The appointment of 27 ministers to govern a population of only 750,000 is definitely too many. This is addition to nine municipalities and 62 Neighborhood Democratic Councils which are also part of governance in the country. The Ministries of Business, Social Cohesion and Citizenship should not have been created. Instead, there should have been a Ministry for youths, who are 65 percent of the population, and economic development, which is needed for structured advancement.
It is worthy to note that there are 30 ministers in Canada which has a population of 36 million people and a semi-robust economy. When in opposition, the government had stated that Guyana has a donkey-cart economy which could not bear the financial burdens generated by the former regime.
The 50 percent increase in salaries for ministers was considered a major mistake by the government. It came too soon in the eyes of many. It was offensive to the poor and the working class, especially to civil servants, nurses and teachers etc. who are struggling to survive. Those same persons were told not to expect significant increases in salaries. This is hypocritical and it appears that the government has not learned from the mistakes of others. It continues to ignore the lessons of history and in doing so, it is damaging its credibility.

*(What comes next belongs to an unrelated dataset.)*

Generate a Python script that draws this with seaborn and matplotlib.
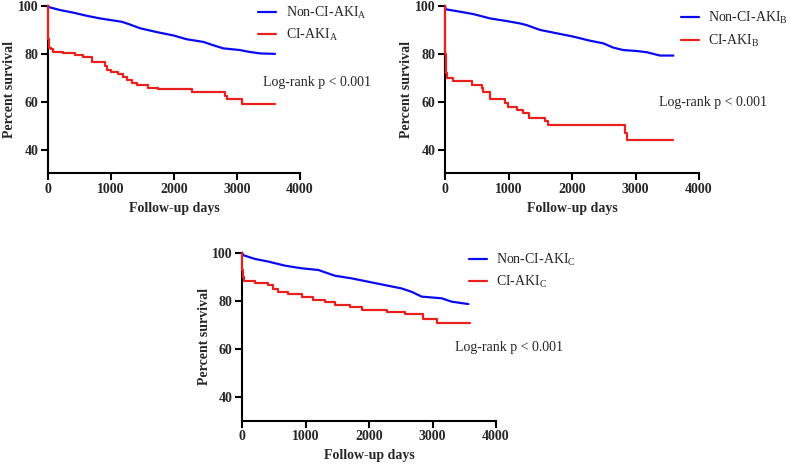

Either it is obsessed with power or it does not listen to the people. Its appointment of 32 of its supporters in the diaspora as ministerial advisors last year and its recent appointment of a businessman as a business advisor to the government and then rescind it a day after it is revealed in the media, is poor governance. And for the minister to label the appointments as “honorific” titles is mind-boggling.
The Minister of State was somehow allowed to make decisions unilaterally without the approval of the cabinet? What academic training or knowledge do these almost three dozen ministerial advisers in the diaspora have that qualify them to advise the government?
It was instructive, and spoke volumes that the Prime Minister and Minister of Business, along with cabinet were not apprised of the local appointment.
The people voted for change and not for an exchange of government. Despite public criticism, the government continues to appoint pensioners and military personnel to senior positions, while many youths who voted overwhelmingly for change in 2015 are denied opportunities in the government. Many are frustrated and did not vote in the LGE.
Plain and simple, the government has made far too many rookie mistakes. It must have grown up by now. How for instance can it say that it is satisfied with the LGE results when in fact it took six parties in the coalition to defeat the PPP by only 4,506 votes in the 2015 Regional and General Elections but the PPP defeated the coalition by 29,000 votes in the LGE? Is this rational thinking? The government for reasons that are becoming more obvious is experiencing trouble with the existing playing field and if it does not make changes in personnel, it will lose credibility and the confidence of the people. There are mixed emotions.
Yesterday’s seizure of vehicles by GRA suggests that there may be a ray of hope in terms of transparency and accountability. The rule of law must be observed. Guyana must never again spiral out of control.